Not so much on holiday because I only really go abroad for work, but - my love of Gyoza came from a stand in a foodcourt in a HK mall in TST where they sold a dozen gyoza and a can of coke for about £2. I'm wheat intolerant now so I can't really have them. Ok I have done and paid for it in a night kept awake with joint pain. :confused: My love of tofu also came from China where I first ate it at lunch time in a staff canteen. It was there that I realised they treat meat more like a condiment and that tofu is the main event, usually served with lots of leafy greens.
My fave main meal ever is a Taiwanese spicy beef noodle soup, I spent a lot of time in Taiwan in the 90's and I couldn't wait to get there to get my chops round this dish. It's available in London, but it's not quite the same, when I worked in Taichung, the places I ate, the noodles were as thick and squishy as earthworms. It's hearty and filling, the beef is almost like oxtail, cooked until soft and coming off the bone, the broth is like a hot chilli/aniseed gravy and you can add more chilli sauce to up the heat. If my Yorkshire nan had been born in Taiwan she'd have cooked this for me, it has that vibe to it.

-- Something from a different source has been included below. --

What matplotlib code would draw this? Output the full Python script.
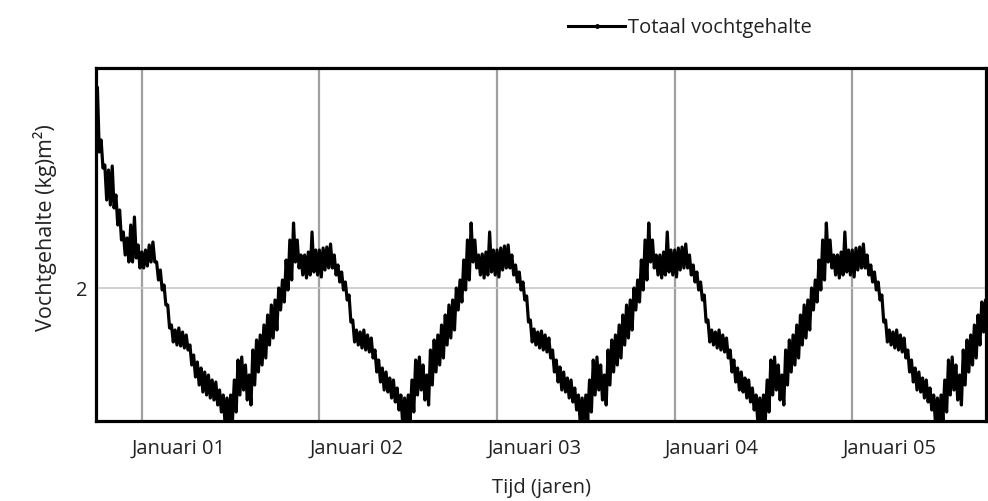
import numpy as np
import matplotlib
matplotlib.use('Agg')
import matplotlib.pyplot as plt
from matplotlib.lines import Line2D

plt.rcParams['font.family'] = ['Open Sans', 'DejaVu Sans']

# Samples every 1/48 year; each sample has an upper and lower value of the noisy band
STAP = 1 / 48
START = 0.75  # early October of year 00

# Year 00 (Oct - Dec), kg/m2
boven_00 = [3.00, 2.74, 2.615, 2.59, 2.61, 2.465, 2.39, 2.28, 2.25, 2.315, 2.355, 2.215]
onder_00 = [2.68, 2.60, 2.44, 2.415, 2.40, 2.315, 2.24, 2.165, 2.13, 2.13, 2.15, 2.10]

boven_01 = [2.18, 2.19, 2.215, 2.23, 2.13, 2.09, 2.015, 1.915, 1.815, 1.79, 1.80, 1.78,
            1.765, 1.715, 1.665, 1.63, 1.60, 1.58, 1.565, 1.54, 1.53, 1.49, 1.465, 1.45,
            1.465, 1.54, 1.64, 1.655, 1.615, 1.565, 1.69, 1.74, 1.765, 1.815, 1.865, 1.915,
            1.94, 2.00, 2.04, 2.14, 2.24, 2.325, 2.24, 2.165, 2.165, 2.18, 2.28, 2.19]
onder_01 = [2.10, 2.11, 2.13, 2.13, 2.04, 1.99, 1.915, 1.80, 1.73, 1.715, 1.71, 1.70,
            1.69, 1.615, 1.555, 1.515, 1.48, 1.465, 1.45, 1.44, 1.415, 1.38, 1.32, 1.32,
            1.34, 1.38, 1.465, 1.49, 1.44, 1.415, 1.515, 1.58, 1.615, 1.65, 1.715, 1.75,
            1.79, 1.89, 1.93, 1.99, 2.04, 2.13, 2.10, 2.065, 2.05, 2.065, 2.08, 2.065]

boven_02 = [2.19, 2.20, 2.205, 2.22, 2.165, 2.115, 2.08, 2.03, 1.965, 1.84, 1.79, 1.78,
            1.79, 1.765, 1.75, 1.69, 1.64, 1.60, 1.58, 1.55, 1.54, 1.50, 1.465, 1.45,
            1.465, 1.54, 1.64, 1.655, 1.615, 1.565, 1.69, 1.74, 1.765, 1.815, 1.865, 1.915,
            1.94, 2.00, 2.04, 2.14, 2.24, 2.325, 2.24, 2.165, 2.17, 2.18, 2.28, 2.19]
onder_02 = [2.055, 2.09, 2.10, 2.10, 2.065, 2.03, 1.99, 1.94, 1.83, 1.73, 1.715, 1.70,
            1.69, 1.68, 1.65, 1.58, 1.53, 1.49, 1.48, 1.45, 1.43, 1.39, 1.32, 1.32,
            1.34, 1.38, 1.465, 1.49, 1.44, 1.415, 1.515, 1.58, 1.615, 1.65, 1.715, 1.75,
            1.79, 1.89, 1.93, 1.99, 2.04, 2.13, 2.10, 2.065, 2.05, 2.065, 2.08, 2.065]

boven_03 = [2.19, 2.20, 2.21, 2.215, 2.165, 2.115, 2.08, 2.03, 1.96, 1.84, 1.795, 1.78,
            1.785, 1.765, 1.75, 1.69, 1.64, 1.605, 1.58, 1.55, 1.54, 1.50, 1.465, 1.45,
            1.465, 1.54, 1.64, 1.655, 1.615, 1.565, 1.69, 1.74, 1.765, 1.815, 1.865, 1.915,
            1.94, 2.00, 2.04, 2.14, 2.24, 2.325, 2.24, 2.165, 2.165, 2.18, 2.28, 2.19]
onder_03 = [2.055, 2.09, 2.10, 2.10, 2.065, 2.03, 1.99, 1.94, 1.83, 1.73, 1.715, 1.70,
            1.69, 1.68, 1.65, 1.58, 1.53, 1.49, 1.48, 1.45, 1.43, 1.39, 1.32, 1.32,
            1.34, 1.38, 1.465, 1.49, 1.44, 1.415, 1.515, 1.58, 1.615, 1.65, 1.715, 1.75,
            1.79, 1.89, 1.93, 1.99, 2.04, 2.13, 2.10, 2.065, 2.05, 2.065, 2.08, 2.065]

boven_04 = [2.19, 2.20, 2.205, 2.22, 2.165, 2.115, 2.08, 2.03, 1.965, 1.84, 1.79, 1.78,
            1.79, 1.765, 1.75, 1.69, 1.64, 1.60, 1.58, 1.55, 1.54, 1.50, 1.465, 1.45,
            1.465, 1.54, 1.64, 1.655, 1.615, 1.565, 1.69, 1.74, 1.765, 1.815, 1.865, 1.915,
            1.94, 2.00, 2.04, 2.14, 2.24, 2.325, 2.24, 2.165, 2.165, 2.18, 2.28, 2.19]
onder_04 = [2.055, 2.09, 2.10, 2.10, 2.065, 2.03, 1.99, 1.94, 1.83, 1.73, 1.715, 1.70,
            1.69, 1.68, 1.65, 1.58, 1.53, 1.49, 1.48, 1.45, 1.43, 1.39, 1.32, 1.32,
            1.34, 1.38, 1.465, 1.49, 1.44, 1.415, 1.515, 1.58, 1.615, 1.65, 1.715, 1.75,
            1.79, 1.89, 1.93, 1.99, 2.04, 2.13, 2.10, 2.065, 2.05, 2.065, 2.08, 2.065]

# Year 05 runs until about September
boven_05 = [2.19, 2.20, 2.205, 2.22, 2.165, 2.115, 2.08, 2.03, 1.965, 1.84, 1.79, 1.78,
            1.79, 1.765, 1.75, 1.69, 1.64, 1.60, 1.58, 1.55, 1.54, 1.50, 1.465, 1.45,
            1.465, 1.54, 1.64, 1.655, 1.615, 1.565, 1.69, 1.74, 1.765, 1.815, 1.865, 1.93,
            1.94]
onder_05 = [2.055, 2.09, 2.10, 2.10, 2.065, 2.03, 1.99, 1.94, 1.83, 1.73, 1.715, 1.70,
            1.69, 1.68, 1.65, 1.58, 1.53, 1.49, 1.48, 1.45, 1.43, 1.39, 1.32, 1.32,
            1.34, 1.38, 1.465, 1.49, 1.44, 1.415, 1.515, 1.58, 1.615, 1.65, 1.715, 1.78,
            1.79]

jaren = [1, 2, 3, 4, 5]
jaar_labels = ['Januari 01', 'Januari 02', 'Januari 03', 'Januari 04', 'Januari 05']

boven = np.array(boven_00 + boven_01 + boven_02 + boven_03 + boven_04 + boven_05)
onder = np.array(onder_00 + onder_01 + onder_02 + onder_03 + onder_04 + onder_05)
tijd = START + STAP * np.arange(len(boven))

# zigzag between upper and lower value to get the dense noisy band
x = np.empty(2 * len(tijd))
y = np.empty(2 * len(tijd))
x[0::2] = tijd
x[1::2] = tijd + STAP / 2
y[0::2] = boven
y[1::2] = onder

fig = plt.figure(figsize=(9.88, 5.01), dpi=100)
ax = fig.add_axes([96 / 988, 1 - 421 / 501, 890 / 988, 353 / 501])

ax.plot(x, y, color='black', lw=2.3, zorder=3)

ax.set_xlim(0.742, 5.753)
ax.set_ylim(1.335, 3.10)

ax.set_xticks(jaren)
ax.set_xticklabels([])
ax.set_xticks([j + 0.21 for j in jaren], minor=True)
ax.set_xticklabels(jaar_labels, minor=True)
ax.set_yticks([2])
ax.set_yticklabels(['2'])
ax.tick_params(axis='x', which='both', length=0, pad=13, labelsize=14.5, labelcolor='#222222')
ax.tick_params(axis='y', length=0, pad=6, labelsize=14.5, labelcolor='#222222')

ax.grid(axis='x', which='major', color='#a0a0a0', lw=1.6, zorder=1)
ax.grid(axis='y', color='#c8c8c8', lw=1.2, zorder=1)

for s in ax.spines.values():
    s.set_linewidth(2.3)
    s.set_color('black')
    s.set_zorder(4)

ax.set_xlabel('Tijd (jaren)', fontsize=14.5, color='#222222', labelpad=14)
ax.set_ylabel('Vochtgehalte (kg)m²)', fontsize=15.5, color='#222222')
ax.yaxis.set_label_coords(-0.044, 0.547)

proxy = Line2D([], [], color='black', lw=2.2, marker='o', markersize=2.5)
fig.legend(handles=[proxy], labels=['Totaal vochtgehalte'], loc='center left',
           bbox_to_anchor=(568 / 988, 1 - 28 / 501), frameon=False, fontsize=14.5,
           handlelength=2.85, handletextpad=0.15, borderpad=0, borderaxespad=0,
           labelcolor='#222222')

fig.savefig('out.png', dpi=100, facecolor='white')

master-spicy-noodle-2.jpg.webp

When I worked in Elche in Spain the local tapas there was Delicias De Elche, Elche is nestled within palm forests, the tapas is a date with the stone removed, replaced with an almond then the whole thing wrapped in streaky bacon and cooked, it's divine. I got so excited when Lidl or Aldi had them in for their Spanish week but they were absolutely vile and nothing like the fresh ones. But they'd be easy enough to make!
delicias-de-elche.jpg
 
I was also searching for a mustard - Lidl sell their smoked salmon with a little packet of orange flavoured mustard. I assumed it was German, because Lidl but my German friend looked at me like :hmm: and said she'd never heard of it. a bit more Googling and I can see it's from Northern Italy. The North of Italy and Southern Germany share some cuisine so that would explain it.